Fine-tuning a machine learning model entails adapting a pretrained model to a new problem. Utilizing pretrained weights can significantly shorten the time required for training and result in superior accuracy. TensorFlow, an end-to-end open-source platform for machine learning, provides tools for comprehensive model training and fine-tuning. In this article, we'll explore how to leverage TensorFlow to fine-tune models using pretrained weights.
Getting Started with TensorFlow
Before diving into fine-tuning, ensure you have TensorFlow properly installed. You can install it via pip if it's not already available in your Python environment:
pip install tensorflow
This command will install the appropriate version of TensorFlow compatible with your system’s configuration.
Loading a Pretrained Model
TensorFlow offers a variety of pretrained models. The tf.keras.applications
module is an excellent resource for this purpose. Here’s an example of how to load a pretrained MobileNetV2 model:
import tensorflow as tf
# Load the MobileNetV2 model with pretrained weights from ImageNet
dense_model = tf.keras.applications.MobileNetV2(weights='imagenet', include_top=False)
The above code snippet initializes MobileNetV2 without the top layer, which is crucial for customizing the head layers as per the new task.
Preparing Your Dataset
Having an accurate and well-prepared dataset is essential for fine-tuning. Here's how you can load and preprocess your own image dataset utilizing TensorFlow's tf.keras.utils.image_dataset_from_directory
:
train_dataset = tf.keras.utils.image_dataset_from_directory(
'path_to_data/train',
image_size=(224, 224),
batch_size=32
)
validation_dataset = tf.keras.utils.image_dataset_from_directory(
'path_to_data/validation',
image_size=(224, 224),
batch_size=32
)
This approach quickly loads and processes images in a format that the model can absorb during training and validation.
Freezing Base Layers
Freezing the base model layers is crucial for retaining pretrained features and facilitating the learning of only the new layers:
for layer in dense_model.layers:
layer.trainable = False
This command disables training on all layers of the base model, preventing any updates to their weights.
Customizing the Model
Now, you'll create a new top layer that matches the specific requirements of your dataset. Suppose you need to classify 10 different categories:
inputs = tf.keras.Input(shape=(224, 224, 3))
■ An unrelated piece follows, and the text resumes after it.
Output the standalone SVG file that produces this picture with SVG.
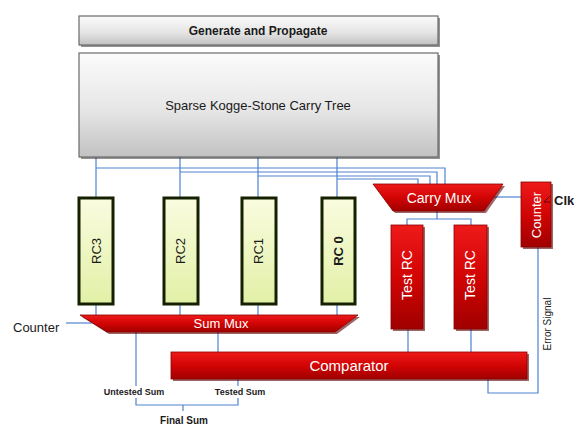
<svg xmlns="http://www.w3.org/2000/svg" width="574" height="428" viewBox="0 0 574 428">
  <defs>
    <linearGradient id="grayFill" x1="0" y1="0" x2="0" y2="1">
      <stop offset="0" stop-color="#fbfbfb"/>
      <stop offset="0.55" stop-color="#e6e6e6"/>
      <stop offset="1" stop-color="#c2c2c2"/>
    </linearGradient>
    <linearGradient id="redFill" x1="0" y1="0" x2="0" y2="1">
      <stop offset="0" stop-color="#ee1a1a"/>
      <stop offset="0.5" stop-color="#d20404"/>
      <stop offset="1" stop-color="#a00000"/>
    </linearGradient>
    <linearGradient id="rcFill" x1="0" y1="0" x2="0" y2="1">
      <stop offset="0" stop-color="#fafce0"/>
      <stop offset="1" stop-color="#e2f0a6"/>
    </linearGradient>
  </defs>
  <style>
    .gray { fill: url(#grayFill); stroke: #6a6a6a; stroke-width: 1.2; }
    .shadow { fill: #3a3a3a; opacity: 0.55; }
    .redshadow { fill: #5a0000; opacity: 0.6; }
    .red { fill: url(#redFill); stroke: #8a0000; stroke-width: 0.8; }
    .rc { fill: url(#rcFill); stroke: #142000; stroke-width: 3; }
    .wire { fill: none; stroke: #4f82d2; stroke-width: 1.2; }
    .dark { font-family: "Liberation Sans", Arial, sans-serif; fill: #1a1a1a; }
    .white { font-family: "Liberation Sans", Arial, sans-serif; fill: #ffffff; }
  </style>

  <!-- wiring -->
  <g id="connectors">
    <!-- carry tree to ripple-carry blocks -->
    <path class="wire" d="M96 157 V197 M180 157 V197 M258 157 V197 M337 157 V197"/>
    <!-- carry buses to carry mux -->
    <path class="wire" d="M96 168 H445 V184"/>
    <path class="wire" d="M180 172 H437 V184"/>
    <path class="wire" d="M258 176 H430 V184"/>
    <path class="wire" d="M337 179 H418 V184"/>
    <!-- carry mux to counter -->
    <path class="wire" d="M490 197 H521"/>
    <!-- carry mux to test blocks -->
    <path class="wire" d="M437 211 V219 M407 225 V219 H471 V225"/>
    <!-- RC outputs to sum mux -->
    <path class="wire" d="M96 305 V315 M180 305 V315 M258 305 V315 M337 305 V315"/>
    <!-- counter select -->
    <path class="wire" d="M66 323 H92"/>
    <!-- test blocks to comparator -->
    <path class="wire" d="M408 329 V352 M471 329 V352"/>
    <!-- sum mux to comparator -->
    <path class="wire" d="M218 332 V352"/>
    <!-- untested / tested sum to final sum -->
    <path class="wire" d="M136 332 V386 M136 398 V405 H238 V398 M238 386 V379 M183 405 V411"/>
    <!-- error signal back to counter -->
    <path class="wire" d="M488 379 V393 H538 V247"/>
  </g>

  <g id="generate-propagate">
    <rect class="shadow" x="81" y="18" width="359" height="29"/>
    <rect class="gray" x="79" y="16" width="359" height="29"/>
    <text class="dark" x="258" y="35" font-size="12" font-weight="bold" text-anchor="middle">Generate and Propagate</text>
  </g>

  <g id="carry-tree">
    <rect class="shadow" x="81" y="55" width="359" height="104"/>
    <rect class="gray" x="79" y="53" width="359" height="104"/>
    <text class="dark" x="258" y="110" font-size="13" text-anchor="middle">Sparse Kogge-Stone Carry Tree</text>
  </g>

  <g id="rc3">
    <rect class="rc" x="79" y="198" width="34" height="106"/>
    <text class="dark" font-size="13" text-anchor="middle" transform="translate(101 251) rotate(-90)">RC3</text>
  </g>
  <g id="rc2">
    <rect class="rc" x="164" y="198" width="34" height="106"/>
    <text class="dark" font-size="13" text-anchor="middle" transform="translate(185 251) rotate(-90)">RC2</text>
  </g>
  <g id="rc1">
    <rect class="rc" x="242" y="198" width="34" height="106"/>
    <text class="dark" font-size="13" text-anchor="middle" transform="translate(263 251) rotate(-90)">RC1</text>
  </g>
  <g id="rc0">
    <rect class="rc" x="322" y="198" width="33" height="106"/>
    <text class="dark" font-size="13" font-weight="bold" text-anchor="middle" transform="translate(343 251) rotate(-90)">RC 0</text>
  </g>

  <g id="carry-mux">
    <polygon class="redshadow" points="375,186 505,186 486,213 395,213"/>
    <polygon class="red" points="373,184 503,184 484,211 393,211"/>
    <text class="white" x="439" y="203" font-size="14" text-anchor="middle">Carry Mux</text>
  </g>

  <g id="counter">
    <rect class="redshadow" x="523" y="184" width="30" height="65"/>
    <rect class="red" x="521" y="182" width="30" height="65"/>
    <text class="white" font-size="13" text-anchor="middle" transform="translate(541 215) rotate(-90)">Counter</text>
    <path d="M550 196 L544 202 H550" fill="none" stroke="#6a0000" stroke-width="1"/>
    <text class="dark" x="554" y="205" font-size="13" font-weight="bold">Clk</text>
  </g>

  <g id="test-rc-1">
    <rect class="redshadow" x="393" y="227" width="32" height="104"/>
    <rect class="red" x="391" y="225" width="32" height="104"/>
    <text class="white" font-size="14" text-anchor="middle" transform="translate(412 275) rotate(-90)">Test RC</text>
  </g>
  <g id="test-rc-2">
    <rect class="redshadow" x="456" y="227" width="33" height="104"/>
    <rect class="red" x="454" y="225" width="33" height="104"/>
    <text class="white" font-size="14" text-anchor="middle" transform="translate(475 275) rotate(-90)">Test RC</text>
  </g>

  <g id="sum-mux">
    <polygon class="redshadow" points="82,317 360,317 337,334 109,334"/>
    <polygon class="red" points="80,315 358,315 335,332 107,332"/>
    <text class="white" x="221" y="328" font-size="13" text-anchor="middle">Sum Mux</text>
    <text class="dark" x="13" y="332" font-size="13">Counter</text>
  </g>

  <g id="comparator">
    <rect class="redshadow" x="173" y="354" width="356" height="27"/>
    <rect class="red" x="171" y="352" width="356" height="27"/>
    <text class="white" x="349" y="371" font-size="15" text-anchor="middle">Comparator</text>
  </g>

  <g id="outputs">
    <text class="dark" x="134" y="395" font-size="9" font-weight="bold" text-anchor="middle">Untested Sum</text>
    <text class="dark" x="240" y="395" font-size="9" font-weight="bold" text-anchor="middle">Tested Sum</text>
    <text class="dark" x="184" y="424" font-size="10" font-weight="bold" text-anchor="middle">Final Sum</text>
    <text class="dark" font-size="10" text-anchor="middle" transform="translate(551 324) rotate(-90)">Error Signal</text>
  </g>
</svg>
x = dense_model(inputs, training=False) # Run inputs through base model
x = tf.keras.layers.GlobalAveragePooling2D()(x)
outputs = tf.keras.layers.Dense(10, activation='softmax')(x)
model = tf.keras.Model(inputs, outputs)
This new model now incorporates trained layers suitable for classifying your specified number of categories.
Compiling and Training
After model adjustment, it must be compiled before training. Compiling sets the optimizer, loss, and evaluation metrics:
model.compile(
optimizer=tf.keras.optimizers.Adam(learning_rate=0.001),
loss='sparse_categorical_crossentropy',
metrics=['accuracy']
)
Now, execute the training:
history = model.fit(
train_dataset,
validation_data=validation_dataset,
epochs=10
)
The above code trains the model, evaluates on the validation dataset, and stores metrics throughout the epochs, giving insight into performance improvements.
Unfreezing and Fine-tuning
Upon achieving satisfactory initial results, you can choose to unfreeze some layers of the base model for more in-depth training. Make sure to use a lower learning rate:
for layer in dense_model.layers[:100]: # Unfreeze only the top 100 layers
dense_model.trainable = True
model.compile(
optimizer=tf.keras.optimizers.Adam(learning_rate=0.0001),
loss='sparse_categorical_crossentropy',
metrics=['accuracy']
)
fine_tune_history = model.fit(
train_dataset,
validation_data=validation_dataset,
epochs=5
)
This technique typically leads to an enhanced model performance as the network learns complex patterns not captured before.
Fine-tuning with TensorFlow, by utilizing pretrained weights, offers an efficient way to achieve excellent model performance on custom datasets. The modular nature of TensorFlow and its pretrained models expedites adapting general models to specific tasks, unlocking significant new capabilities across numerous domains.